Exercise goal
Repeat the data word for word. Do not include the pictures.

Information provided
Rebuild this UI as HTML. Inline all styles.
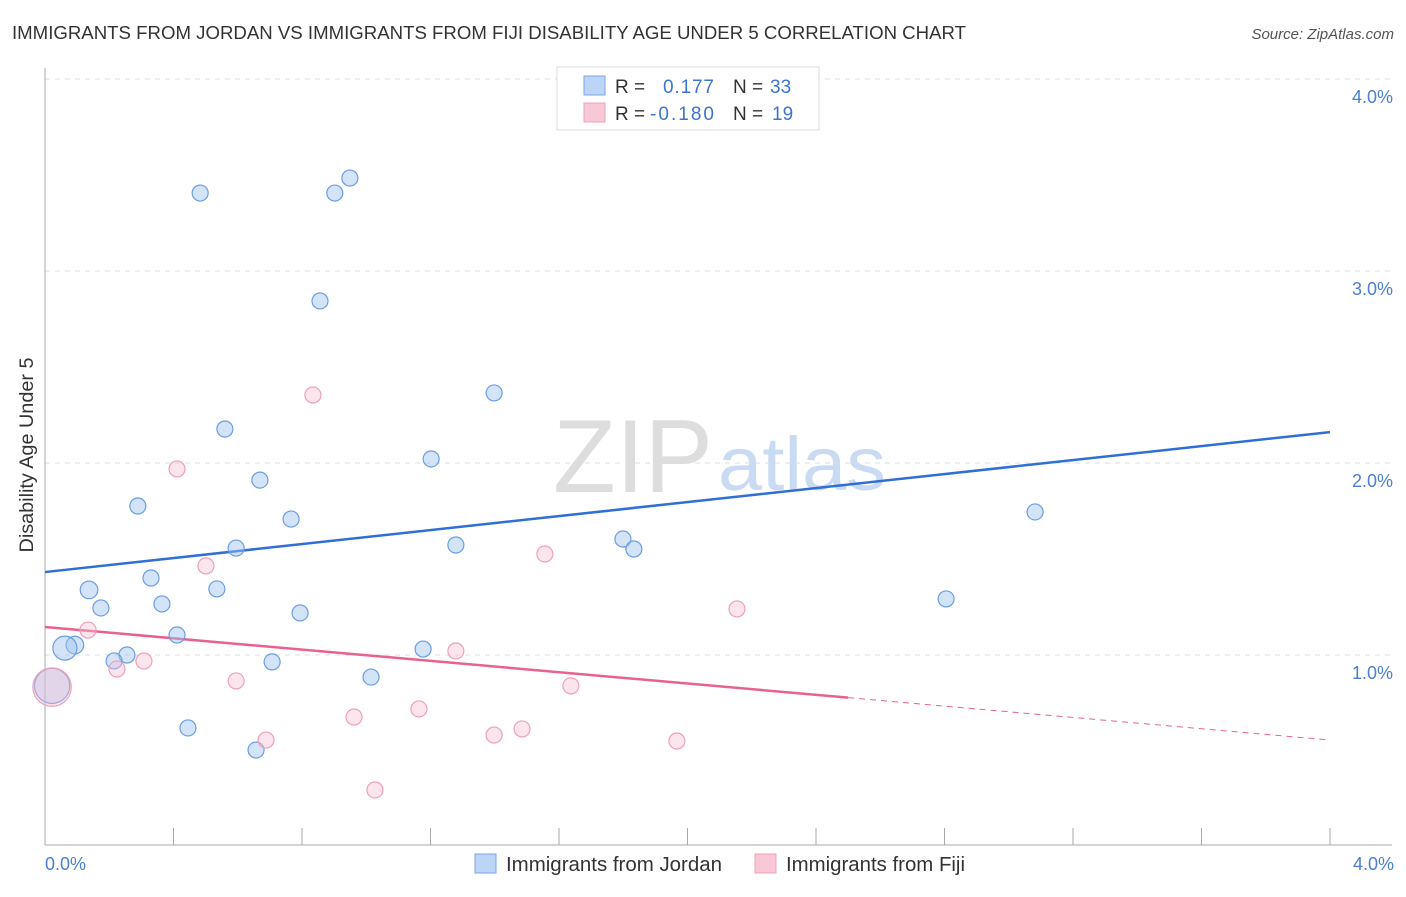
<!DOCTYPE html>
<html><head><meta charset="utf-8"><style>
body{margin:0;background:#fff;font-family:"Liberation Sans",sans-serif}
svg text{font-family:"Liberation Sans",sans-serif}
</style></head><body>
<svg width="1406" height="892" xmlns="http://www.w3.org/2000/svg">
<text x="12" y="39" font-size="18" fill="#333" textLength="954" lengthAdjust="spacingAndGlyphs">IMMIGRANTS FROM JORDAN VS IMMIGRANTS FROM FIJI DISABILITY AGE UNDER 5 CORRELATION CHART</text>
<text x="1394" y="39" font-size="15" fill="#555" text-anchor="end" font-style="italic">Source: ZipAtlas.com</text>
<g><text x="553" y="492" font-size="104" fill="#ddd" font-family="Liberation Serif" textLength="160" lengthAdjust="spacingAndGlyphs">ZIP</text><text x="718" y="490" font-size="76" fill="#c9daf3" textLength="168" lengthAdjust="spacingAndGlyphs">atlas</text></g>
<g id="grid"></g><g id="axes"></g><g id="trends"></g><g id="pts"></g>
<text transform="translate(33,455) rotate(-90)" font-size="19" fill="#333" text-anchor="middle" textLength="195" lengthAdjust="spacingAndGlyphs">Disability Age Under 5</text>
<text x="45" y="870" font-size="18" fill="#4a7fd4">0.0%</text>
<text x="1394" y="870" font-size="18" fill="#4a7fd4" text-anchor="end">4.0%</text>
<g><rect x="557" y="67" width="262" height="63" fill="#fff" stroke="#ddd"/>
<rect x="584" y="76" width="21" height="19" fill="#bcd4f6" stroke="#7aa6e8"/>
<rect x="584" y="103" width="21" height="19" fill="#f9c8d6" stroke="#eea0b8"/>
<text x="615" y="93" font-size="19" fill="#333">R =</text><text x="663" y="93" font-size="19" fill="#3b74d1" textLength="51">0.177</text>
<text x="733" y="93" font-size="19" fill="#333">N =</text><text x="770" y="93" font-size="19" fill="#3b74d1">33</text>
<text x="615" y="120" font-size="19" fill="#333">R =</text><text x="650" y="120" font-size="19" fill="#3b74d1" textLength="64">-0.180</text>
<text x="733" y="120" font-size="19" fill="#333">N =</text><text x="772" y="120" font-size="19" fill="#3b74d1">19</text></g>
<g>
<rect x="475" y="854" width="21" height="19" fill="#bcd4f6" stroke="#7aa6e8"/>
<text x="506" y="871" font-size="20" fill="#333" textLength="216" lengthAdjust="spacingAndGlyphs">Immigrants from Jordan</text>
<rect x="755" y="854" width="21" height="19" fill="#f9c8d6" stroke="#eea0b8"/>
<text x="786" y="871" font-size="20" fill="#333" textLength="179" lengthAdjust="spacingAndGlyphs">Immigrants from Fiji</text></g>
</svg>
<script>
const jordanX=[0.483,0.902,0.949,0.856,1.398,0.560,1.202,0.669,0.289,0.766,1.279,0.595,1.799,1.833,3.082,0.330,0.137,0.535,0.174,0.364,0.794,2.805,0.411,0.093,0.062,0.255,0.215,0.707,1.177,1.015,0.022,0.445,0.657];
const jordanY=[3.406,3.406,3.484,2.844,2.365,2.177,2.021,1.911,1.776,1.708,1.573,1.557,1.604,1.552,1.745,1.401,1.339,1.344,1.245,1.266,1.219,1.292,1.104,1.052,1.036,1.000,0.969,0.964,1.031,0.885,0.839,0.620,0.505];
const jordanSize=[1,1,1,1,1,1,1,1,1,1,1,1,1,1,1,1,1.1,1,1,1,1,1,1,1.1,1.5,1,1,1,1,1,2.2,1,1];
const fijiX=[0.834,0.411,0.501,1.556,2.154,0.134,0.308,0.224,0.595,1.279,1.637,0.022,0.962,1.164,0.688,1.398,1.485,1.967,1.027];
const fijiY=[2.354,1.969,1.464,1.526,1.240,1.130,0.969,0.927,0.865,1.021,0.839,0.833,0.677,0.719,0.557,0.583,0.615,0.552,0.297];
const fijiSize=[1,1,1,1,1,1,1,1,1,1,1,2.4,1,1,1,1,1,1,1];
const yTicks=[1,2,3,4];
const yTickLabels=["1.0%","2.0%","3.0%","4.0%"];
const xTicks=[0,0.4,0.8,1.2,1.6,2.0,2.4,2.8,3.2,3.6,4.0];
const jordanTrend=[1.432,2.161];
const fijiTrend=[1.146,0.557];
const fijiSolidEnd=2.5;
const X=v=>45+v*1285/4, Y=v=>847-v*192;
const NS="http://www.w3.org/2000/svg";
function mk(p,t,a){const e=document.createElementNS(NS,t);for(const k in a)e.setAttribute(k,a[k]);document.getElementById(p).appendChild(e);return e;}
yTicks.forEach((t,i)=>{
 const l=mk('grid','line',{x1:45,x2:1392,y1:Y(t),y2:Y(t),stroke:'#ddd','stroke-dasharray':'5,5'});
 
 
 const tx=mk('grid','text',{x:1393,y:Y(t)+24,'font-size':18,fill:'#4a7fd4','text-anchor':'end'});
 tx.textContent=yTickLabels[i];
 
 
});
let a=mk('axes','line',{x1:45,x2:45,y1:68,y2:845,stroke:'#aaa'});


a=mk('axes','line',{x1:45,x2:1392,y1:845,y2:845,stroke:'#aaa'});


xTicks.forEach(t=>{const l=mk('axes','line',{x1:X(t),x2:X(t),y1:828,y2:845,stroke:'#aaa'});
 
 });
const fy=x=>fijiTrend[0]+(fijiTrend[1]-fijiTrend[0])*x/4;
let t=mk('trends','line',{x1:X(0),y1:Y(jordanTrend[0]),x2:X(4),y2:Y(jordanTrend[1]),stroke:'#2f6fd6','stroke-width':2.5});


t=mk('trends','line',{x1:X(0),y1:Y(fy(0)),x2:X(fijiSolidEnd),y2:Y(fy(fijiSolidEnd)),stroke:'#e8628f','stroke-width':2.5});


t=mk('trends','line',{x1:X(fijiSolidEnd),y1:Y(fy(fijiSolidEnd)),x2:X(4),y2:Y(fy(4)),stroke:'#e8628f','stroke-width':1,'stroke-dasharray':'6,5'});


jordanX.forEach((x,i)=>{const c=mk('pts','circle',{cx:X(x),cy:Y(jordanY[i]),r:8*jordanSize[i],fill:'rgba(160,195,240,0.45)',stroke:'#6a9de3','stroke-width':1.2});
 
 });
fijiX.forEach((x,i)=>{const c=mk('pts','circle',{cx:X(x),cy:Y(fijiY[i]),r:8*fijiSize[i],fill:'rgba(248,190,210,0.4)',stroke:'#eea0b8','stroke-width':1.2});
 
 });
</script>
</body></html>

Solution
Rebuild this UI as HTML. Inline all styles.
<!DOCTYPE html>
<html><head><meta charset="utf-8"><style>
body{margin:0;background:#fff;font-family:"Liberation Sans",sans-serif}
svg text{font-family:"Liberation Sans",sans-serif}
</style></head><body>
<svg width="1406" height="892" xmlns="http://www.w3.org/2000/svg">
<text x="12" y="39" font-size="18" fill="#333" textLength="954" lengthAdjust="spacingAndGlyphs">IMMIGRANTS FROM JORDAN VS IMMIGRANTS FROM FIJI DISABILITY AGE UNDER 5 CORRELATION CHART</text>
<text x="1394" y="39" font-size="15" fill="#555" text-anchor="end" font-style="italic">Source: ZipAtlas.com</text>
<g><text x="553" y="492" font-size="104" fill="#ddd" font-family="Liberation Serif" textLength="160" lengthAdjust="spacingAndGlyphs">ZIP</text><text x="718" y="490" font-size="76" fill="#c9daf3" textLength="168" lengthAdjust="spacingAndGlyphs">atlas</text></g>
<g id="grid"></g><g id="axes"></g><g id="trends"></g><g id="pts"></g>
<text transform="translate(33,455) rotate(-90)" font-size="19" fill="#333" text-anchor="middle" textLength="195" lengthAdjust="spacingAndGlyphs">Disability Age Under 5</text>
<text x="45" y="870" font-size="18" fill="#4a7fd4">0.0%</text>
<text x="1394" y="870" font-size="18" fill="#4a7fd4" text-anchor="end">4.0%</text>
<g><rect x="557" y="67" width="262" height="63" fill="#fff" stroke="#ddd"/>
<rect x="584" y="76" width="21" height="19" fill="#bcd4f6" stroke="#7aa6e8"/>
<rect x="584" y="103" width="21" height="19" fill="#f9c8d6" stroke="#eea0b8"/>
<text x="615" y="93" font-size="19" fill="#333">R =</text><text x="663" y="93" font-size="19" fill="#3b74d1" textLength="51">0.177</text>
<text x="733" y="93" font-size="19" fill="#333">N =</text><text x="770" y="93" font-size="19" fill="#3b74d1">33</text>
<text x="615" y="120" font-size="19" fill="#333">R =</text><text x="650" y="120" font-size="19" fill="#3b74d1" textLength="64">-0.180</text>
<text x="733" y="120" font-size="19" fill="#333">N =</text><text x="772" y="120" font-size="19" fill="#3b74d1">19</text></g>
<g>
<rect x="475" y="854" width="21" height="19" fill="#bcd4f6" stroke="#7aa6e8"/>
<text x="506" y="871" font-size="20" fill="#333" textLength="216" lengthAdjust="spacingAndGlyphs">Immigrants from Jordan</text>
<rect x="755" y="854" width="21" height="19" fill="#f9c8d6" stroke="#eea0b8"/>
<text x="786" y="871" font-size="20" fill="#333" textLength="179" lengthAdjust="spacingAndGlyphs">Immigrants from Fiji</text></g>
</svg>
<script>
const jordanX=[0.483,0.902,0.949,0.856,1.398,0.560,1.202,0.669,0.289,0.766,1.279,0.595,1.799,1.833,3.082,0.330,0.137,0.535,0.174,0.364,0.794,2.805,0.411,0.093,0.062,0.255,0.215,0.707,1.177,1.015,0.022,0.445,0.657];
const jordanY=[3.406,3.406,3.484,2.844,2.365,2.177,2.021,1.911,1.776,1.708,1.573,1.557,1.604,1.552,1.745,1.401,1.339,1.344,1.245,1.266,1.219,1.292,1.104,1.052,1.036,1.000,0.969,0.964,1.031,0.885,0.839,0.620,0.505];
const jordanSize=[1,1,1,1,1,1,1,1,1,1,1,1,1,1,1,1,1.1,1,1,1,1,1,1,1.1,1.5,1,1,1,1,1,2.2,1,1];
const fijiX=[0.834,0.411,0.501,1.556,2.154,0.134,0.308,0.224,0.595,1.279,1.637,0.022,0.962,1.164,0.688,1.398,1.485,1.967,1.027];
const fijiY=[2.354,1.969,1.464,1.526,1.240,1.130,0.969,0.927,0.865,1.021,0.839,0.833,0.677,0.719,0.557,0.583,0.615,0.552,0.297];
const fijiSize=[1,1,1,1,1,1,1,1,1,1,1,2.4,1,1,1,1,1,1,1];
const yTicks=[1,2,3,4];
const yTickLabels=["1.0%","2.0%","3.0%","4.0%"];
const xTicks=[0,0.4,0.8,1.2,1.6,2.0,2.4,2.8,3.2,3.6,4.0];
const jordanTrend=[1.432,2.161];
const fijiTrend=[1.146,0.557];
const fijiSolidEnd=2.5;
const X=v=>45+v*1285/4, Y=v=>847-v*192;
const NS="http://www.w3.org/2000/svg";
function mk(p,t,a){const e=document.createElementNS(NS,t);for(const k in a)e.setAttribute(k,a[k]);document.getElementById(p).appendChild(e);return e;}
yTicks.forEach((t,i)=>{
 const l=mk('grid','line',{x1:45,x2:1392,y1:Y(t),y2:Y(t),stroke:'#ddd','stroke-dasharray':'5,5'});
 
 
 const tx=mk('grid','text',{x:1393,y:Y(t)+24,'font-size':18,fill:'#4a7fd4','text-anchor':'end'});
 tx.textContent=yTickLabels[i];
 
 
});
let a=mk('axes','line',{x1:45,x2:45,y1:68,y2:845,stroke:'#aaa'});


a=mk('axes','line',{x1:45,x2:1392,y1:845,y2:845,stroke:'#aaa'});


xTicks.forEach(t=>{const l=mk('axes','line',{x1:X(t),x2:X(t),y1:828,y2:845,stroke:'#aaa'});
 
 });
const fy=x=>fijiTrend[0]+(fijiTrend[1]-fijiTrend[0])*x/4;
let t=mk('trends','line',{x1:X(0),y1:Y(jordanTrend[0]),x2:X(4),y2:Y(jordanTrend[1]),stroke:'#2f6fd6','stroke-width':2.5});


t=mk('trends','line',{x1:X(0),y1:Y(fy(0)),x2:X(fijiSolidEnd),y2:Y(fy(fijiSolidEnd)),stroke:'#e8628f','stroke-width':2.5});


t=mk('trends','line',{x1:X(fijiSolidEnd),y1:Y(fy(fijiSolidEnd)),x2:X(4),y2:Y(fy(4)),stroke:'#e8628f','stroke-width':1,'stroke-dasharray':'6,5'});


jordanX.forEach((x,i)=>{const c=mk('pts','circle',{cx:X(x),cy:Y(jordanY[i]),r:8*jordanSize[i],fill:'rgba(160,195,240,0.45)',stroke:'#6a9de3','stroke-width':1.2});
 
 });
fijiX.forEach((x,i)=>{const c=mk('pts','circle',{cx:X(x),cy:Y(fijiY[i]),r:8*fijiSize[i],fill:'rgba(248,190,210,0.4)',stroke:'#eea0b8','stroke-width':1.2});
 
 });
</script>
</body></html>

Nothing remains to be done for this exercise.